By Ellen McQueen
It’s been raining for what feels like over a month in Paris now.
I ask everybody, Is this normal? and they say No, I don’t know, but even if it was there’s nothing we can do about it.
Skeleton umbrellas lie prey to floods pouring into the gutters, and whole islands of trash are the only things that can fit under the bridges of the Seine. All I want to do is sit in the window of my warm apartment and read Wuthering Heights, listening to the drops drowning my city, but somehow life goes on, and our jeans get soaked and our sneakers drenched, and we walk past each other thinking, hoping, praying, that the sun will be out tomorrow.
I’ve read The Great Gatsby every summer since I was fifteen when my high school American Literature teacher assigned it to us and I got through the whole thing in one sitting and I realized I wanted more than anything to write something as beautiful, as emotional, as lyrical as this. My copy — the 2004 Scribner paperback edition whose pages are thick and yellowed; dog-eared and graffitied; ripping at the edges and bleeding with coffee stains, wine stains, ink stains; made illegible from the time I dropped it while reading in the bath.
It’s been with me from Connecticut to New York, to Paris, to Berlin, to Spain and Italy and Israel. It was there that day in New York I went to see the Alexander McQueen exhibit for the third time and it was about a thousand degrees in July and before I went in I had two strawberry cocktails, my margin notes from that day becoming illegible drunken scrawls as I read and drank a third and became intoxicated by the words.
It was there that day I scribbled on the last blank page of the book “wasn’t it so great in the beginning before I went crazy and you went cold,” and I dated it May 29th, 2015, and I don’t know what prompted those words but I do remember being entirely fascinated and enthralled by the complicated relationships Fitzgerald was able to intertwine. It was there for me that day I underlined the words,
“He was never quite still; there was always a tapping foot somewhere or the impatient opening and closing of a hand,”

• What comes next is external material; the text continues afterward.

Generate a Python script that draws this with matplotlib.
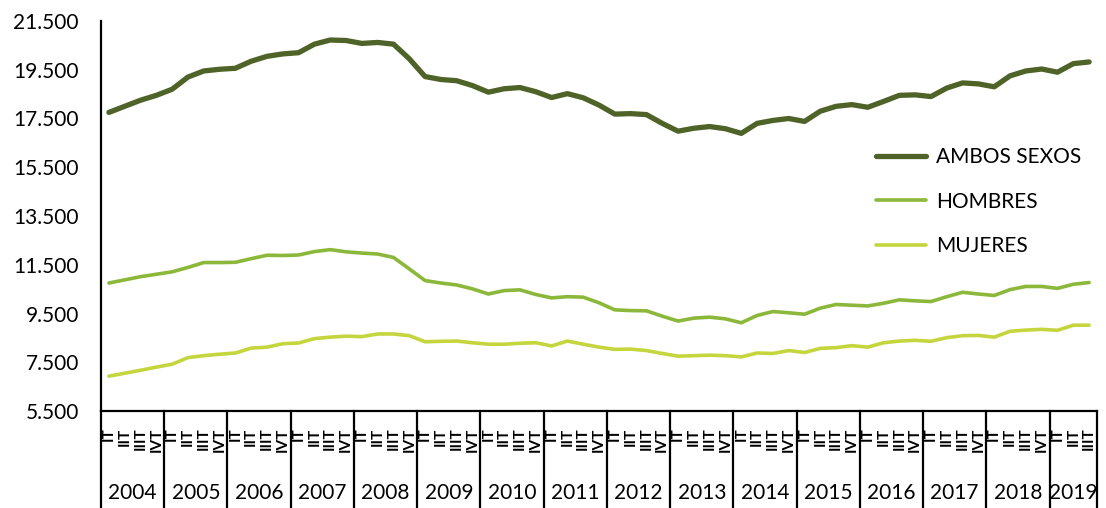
import numpy as np
import matplotlib
matplotlib.use("Agg")
import matplotlib.pyplot as plt
from matplotlib.ticker import FuncFormatter
from matplotlib.transforms import blended_transform_factory

plt.rcParams['font.family'] = ['Lato', 'DejaVu Sans']

# quarterly series, 2004 I to 2019 III
years = [str(y) for y in range(2004, 2020)]
quarters = ["IT", "IIT", "IIIT", "IVT"]

ambos = [17750, 18000, 18250, 18450, 18700, 19200, 19450, 19520,
         19560, 19850, 20050, 20150, 20200, 20550, 20720, 20700,
         20580, 20620, 20550, 19950, 19220, 19100, 19050, 18850,
         18580, 18720, 18770, 18600, 18360, 18520, 18350, 18050,
         17680, 17700, 17660, 17300, 16980, 17100, 17170, 17080,
         16890, 17300, 17420, 17500, 17380, 17800, 18000, 18070,
         17960, 18200, 18450, 18470, 18400, 18750, 18960, 18920,
         18800, 19250, 19450, 19530, 19400, 19750, 19820]
hombres = [10750, 10880, 11010, 11110, 11210, 11390, 11590, 11590,
           11600, 11750, 11890, 11880, 11900, 12040, 12120, 12030,
           11980, 11940, 11800, 11330, 10850, 10750, 10670, 10510,
           10300, 10440, 10470, 10280, 10140, 10190, 10170, 9940,
           9650, 9620, 9610, 9390, 9190, 9310, 9350, 9280,
           9120, 9420, 9580, 9530, 9470, 9720, 9870, 9840,
           9810, 9920, 10060, 10020, 9990, 10190, 10370, 10300,
           10240, 10480, 10610, 10610, 10530, 10700, 10770]
mujeres = [6930, 7050, 7170, 7300, 7420, 7690, 7770, 7830,
           7880, 8080, 8120, 8260, 8290, 8470, 8530, 8570,
           8550, 8660, 8660, 8590, 8340, 8360, 8370, 8300,
           8240, 8240, 8280, 8300, 8170, 8370, 8240, 8120,
           8030, 8040, 7980, 7860, 7750, 7770, 7790, 7770,
           7720, 7880, 7860, 7980, 7900, 8070, 8100, 8180,
           8120, 8300, 8370, 8400, 8360, 8510, 8590, 8600,
           8530, 8770, 8820, 8850, 8810, 9020, 9020]

n = len(ambos)
x = np.arange(n)

fig = plt.figure(figsize=(11.06, 5.08), dpi=100)
ax = fig.add_axes([101/1106, 1 - 411/508, 996/1106, 390/508])

ax.plot(x, ambos, color="#4F6228", lw=3.8, solid_capstyle="round",
        solid_joinstyle="round", label="AMBOS SEXOS")
ax.plot(x, hombres, color="#8BB83A", lw=2.6, solid_capstyle="round",
        solid_joinstyle="round", label="HOMBRES")
ax.plot(x, mujeres, color="#C5D53D", lw=2.6, solid_capstyle="round",
        solid_joinstyle="round", label="MUJERES")

ax.set_xlim(-0.5, n - 0.5)
ax.set_ylim(5500, 21500)
ax.set_yticks(np.arange(5500, 21501, 2000))
ax.yaxis.set_major_formatter(FuncFormatter(lambda v, p: "{:,.0f}".format(v).replace(",", ".")))
ax.tick_params(axis="y", length=0, pad=16, labelsize=15)
ax.set_xticks([])
for s in ["top", "right"]:
    ax.spines[s].set_visible(False)
ax.spines["left"].set_linewidth(1.6)
ax.spines["bottom"].set_linewidth(1.6)

# two level category axis below the plot
tr = blended_transform_factory(ax.transData, ax.transAxes)
for k in range(len(years) + 1):
    xs = min(-0.5 + 4 * k, n - 0.5)
    ax.plot([xs, xs], [0, -0.25], color="black", lw=1.6, transform=tr, clip_on=False)
for i in range(n):
    ax.text(i, -0.042, quarters[i % 4], rotation=90, ha="center", va="top",
            fontsize=11, fontweight="bold", transform=tr)
for k, yr in enumerate(years):
    last = min(4 * k + 3, n - 1)
    ax.text((4 * k + last) / 2, -0.21, yr, ha="center", va="center",
            fontsize=15, transform=tr)

ax.legend(loc="upper left", bbox_to_anchor=(876/1106, 1 - 147/508),
          bbox_transform=fig.transFigure, frameon=False, fontsize=15,
          handlelength=2.4, handletextpad=0.5, labelspacing=1.18,
          borderpad=0, borderaxespad=0)

fig.savefig("out.png", dpi=100)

and wrote next to them, in all caps, “familiar anxiety.” My favorite quotes are highlighted for those dead winter days I need a reminder that
“I was within and without, simultaneously enchanted and repelled by the inexhaustible variety of life,”
“No amount of fire or freshness can challenge what a man will store up in his ghostly heart,”
“We beat on, boats against the current, borne back ceaselessly into the past.”
It is my safety blanket book, something every avid reader has.
That book you can nearly recite.
That book you drive your friends insane with by quoting in every relevant situation (and most situations seem to be relevant).
That book whose characters you know so well they have become your intimate circle of friends, and every time your favorite one dies you cry, and every time the main one boards a plane you’re with him as it leaves the tarmac, and every time you read that line where she’s fallen in love you’re in love too, sure, you know exactly the way she feels, grateful beyond belief someone else has put it into words so you know you’re not alone.
You hold those pages to your chest and your heart is warm. Someone a hundred years ago wrote them, but they wrote them for you, and they’re with you in this room as you light another cigarette and make sense of the world together.
Yesterday it was gray still, but I couldn’t stand another minute inside, so I convinced my boyfriend to take me on a scooter ride, just driving around the city with him choosing the way and me trying to stay in love with this place even though I hear it’s been eighty degrees and sunny in New York.
And then suddenly we were at the top corner of a park, I don’t even know what it’s called, where we’d gone last summer because I’d begged him to find a patch of grass where we could lie. It was August then and Paris was empty and the grass had been so warm and the sun was about to set and there was a promise of a summer night out until the morning with champagne and heat and spontaneity. We were at the top corner of that park when suddenly the sun came out, I swear the first sun I’ve seen in weeks, and the park was just as green as it was last year, and I felt actual warmth on my face, and I remembered in that moment that this is the first year in almost twenty that I have not had a last day of school, but that it was time for me to open The Great Gatsby again.
So this morning I started reading it, for the ninth time, and on page four were the lines:
“And so with the sunshine and the great bursts of leaves growing on the trees, just as things grow in fast movies, I had that familiar conviction that life was beginning over again with the summer.”
It’s still grey; it will rain this afternoon. Probably tomorrow and the next day. Life goes on and my safety blanket book stays close. Life begins again and my close circle of friends are with me as summer (they haven’t cancelled it this year, right?) fights to set in, and we prepare for a few months of warmth and travel and maybe a little psychosis and adventure and perhaps heartbreak and perhaps falling in love, new experiences and old friends and reading our safety blanket books on beaches or on planes or in parks. They’re there for us whenever we need to feel a little less lonely, a little more optimistic, a little more in love with things.